Dr. Ikezu and his team are exploring one promising explanation for how brain circuits become overactive in AD: tiny cellular messengers called extracellular vesicles (EVs) help spread toxic molecules between cells, disrupting the brain’s delicate balance between excitation and inhibition. EVs are small, membrane-bound packets released by neurons and glia that carry proteins, fats, and genetic material used for cell-to-cell communication. In AD, Dr. Ikezu’s group and others have found that these vesicles can transport harmful, phosphorylated forms of tau to healthy cells, essentially spreading damage from one part of the brain to another. His team has isolated EVs from both postmortem human brain tissue and amyloid mice and found that these brain-derived EVs carry not only abnormal tau, but also other molecules that alter neuronal activity and promote inflammation. When healthy neurons were exposed to these tau-containing EVs, they showed electrical changes consistent with hyperactivity, suggesting that EVs can directly disturb the brain’s excitatory/inhibitory balance. Further experiments revealed that inhibitory neurons were especially vulnerable; they lost key synaptic proteins that help control firing rates and stabilize network activity. Importantly, EVs from Alzheimer’s brain tissue were enriched with proteins involved in GABA-receptor signaling, the main pathway that enables inhibitory communication, suggesting a specific link between tau-carrying EVs and the weakening of inhibitory circuits. Building on these findings, Dr. Ikezu and his colleagues hypothesize that EVs containing pathogenic tau selectively impair GABAergic inhibitory signaling, driving hyperactivity, inflammation, and ultimately neurodegeneration in Alzheimer’s disease.

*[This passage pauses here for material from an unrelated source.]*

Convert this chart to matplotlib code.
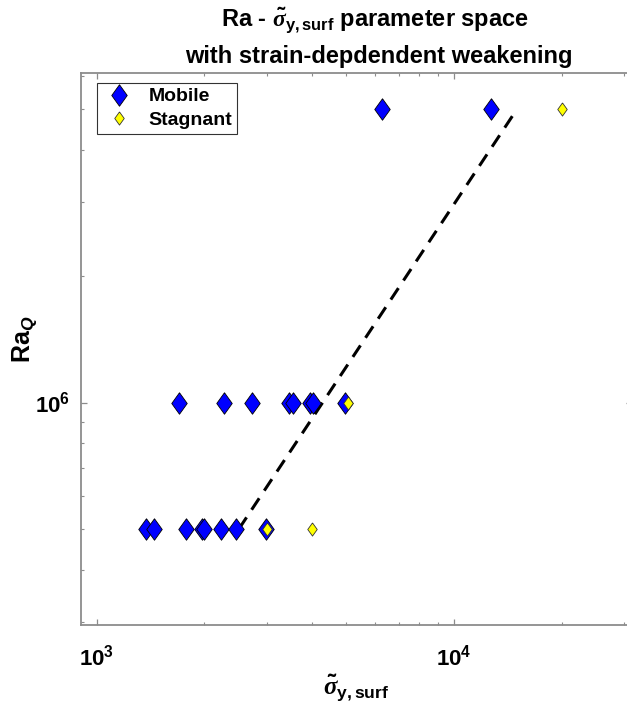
import numpy as np
import matplotlib
matplotlib.use('Agg')
import matplotlib.pyplot as plt
from matplotlib.ticker import LogLocator, LogFormatterMathtext, NullFormatter

# data
mobile_x = [1375, 1450, 1775, 1975, 2000, 2225, 2450, 2975,
            1700, 2275, 2725, 3450, 3550, 3950, 4025, 4950,
            6300, 12700]
mobile_y = [5e5, 5e5, 5e5, 5e5, 5e5, 5e5, 5e5, 5e5,
            1e6, 1e6, 1e6, 1e6, 1e6, 1e6, 1e6, 1e6,
            5e6, 5e6]
stagnant_x = [3000, 4000, 5050, 20000]
stagnant_y = [5e5, 5e5, 1e6, 5e6]
fit_x = [2500, 15000]
fit_y = [5e5, 5e6]

plt.rcParams['font.family'] = ['Liberation Sans', 'DejaVu Sans']
plt.rcParams['font.weight'] = 'bold'
plt.rcParams['mathtext.fontset'] = 'custom'
plt.rcParams['mathtext.rm'] = 'Liberation Sans:bold'
plt.rcParams['mathtext.bf'] = 'Liberation Sans:bold'
plt.rcParams['mathtext.it'] = 'Liberation Serif:italic'
plt.rcParams['mathtext.sf'] = 'Liberation Sans:bold:italic'
plt.rcParams['mathtext.default'] = 'bf'

# MATLAB-like diamond (taller than wide)
diamond = [(0, 1), (0.72, 0), (0, -1), (-0.72, 0), (0, 1)]

fig = plt.figure(figsize=(6.27, 7.11), dpi=100)
ax = fig.add_axes([81 / 627, 1 - 625 / 711, 551 / 627, 552 / 711])

ax.plot(fit_x, fit_y, color='black', linestyle=(0, (4.5, 3)), linewidth=2.2, zorder=2)
ax.plot(mobile_x, mobile_y, linestyle='none', marker=diamond, markersize=15.5,
        markerfacecolor='#0000ff', markeredgecolor='black', markeredgewidth=0.6,
        label='Mobile', zorder=3)
ax.plot(stagnant_x, stagnant_y, linestyle='none', marker=diamond, markersize=9.5,
        markerfacecolor='#ffff00', markeredgecolor='#333333', markeredgewidth=0.6,
        label='Stagnant', zorder=4)

ax.set_xscale('log')
ax.set_yscale('log')
ax.set_xlim(903, 31500)
ax.set_ylim(2.95e5, 6.1e6)

ax.xaxis.set_major_locator(LogLocator(base=10))
ax.yaxis.set_major_locator(LogLocator(base=10))
ax.xaxis.set_major_formatter(LogFormatterMathtext())
ax.yaxis.set_major_formatter(LogFormatterMathtext())
ax.xaxis.set_minor_formatter(NullFormatter())
ax.yaxis.set_minor_formatter(NullFormatter())

spine_col = '#8c8c8c'
for s in ax.spines.values():
    s.set_color(spine_col)
    s.set_linewidth(1.3)
ax.tick_params(which='both', direction='in', top=True, right=True,
               color=spine_col, labelcolor='black', labelsize=16)
ax.tick_params(which='major', length=4.5, width=0.9)
ax.tick_params(axis='x', which='major', pad=14)
ax.tick_params(axis='y', which='major', pad=8)
ax.tick_params(which='minor', length=2.5, width=0.8)

ax.set_xlabel(r'$\tilde{\mathit{\sigma}}_{\mathrm{y,surf}}$', fontsize=18, labelpad=2)
ax.set_ylabel(r'$\mathrm{Ra}_{\mathsf{Q}}$', fontsize=18)
ax.yaxis.set_label_coords(-0.077, 0.518)

fig.text(375 / 627, 1 - 20 / 711,
         r'Ra - $\tilde{\mathit{\sigma}}_{\mathrm{y,surf}}$ parameter space',
         ha='center', va='center', fontsize=17, fontweight='bold')
fig.text(379 / 627, 1 - 56 / 711, 'with strain-depdendent weakening',
         ha='center', va='center', fontsize=17, fontweight='bold')

leg = ax.legend(loc='upper left', bbox_to_anchor=(16 / 551, 1 - 10 / 552),
                fontsize=14, frameon=True, fancybox=False, borderpad=0.25,
                handletextpad=0.6, labelspacing=0.3, borderaxespad=0,
                handlelength=1.8)
leg.get_frame().set_edgecolor('black')
leg.get_frame().set_linewidth(0.8)

fig.savefig('out.png', dpi=100)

They will test this hypothesis through two complementary aims. First, they will identify which molecules allow EVs to interact with neurons in healthy, amyloid (APP), and tau (PS19) mouse models. Using a cutting-edge labeling technique called TurboID, they can “tag” and track the proteins that come into direct contact with EVs in the brain. This will help pinpoint which proteins enable EVs carrying toxic tau to attach to and enter inhibitory neurons and disrupt GABAergic inhibitory signaling. In the second aim, the researchers will explore how these interactions change intercellular communications of excitatory and inhibitory neurons. They will expose human induced pluripotent stem cell-derived neurons to AD brain-derived EVs and use electrophysiology and multi-electrode array recordings to measure how neuronal signaling and network activity shift in response.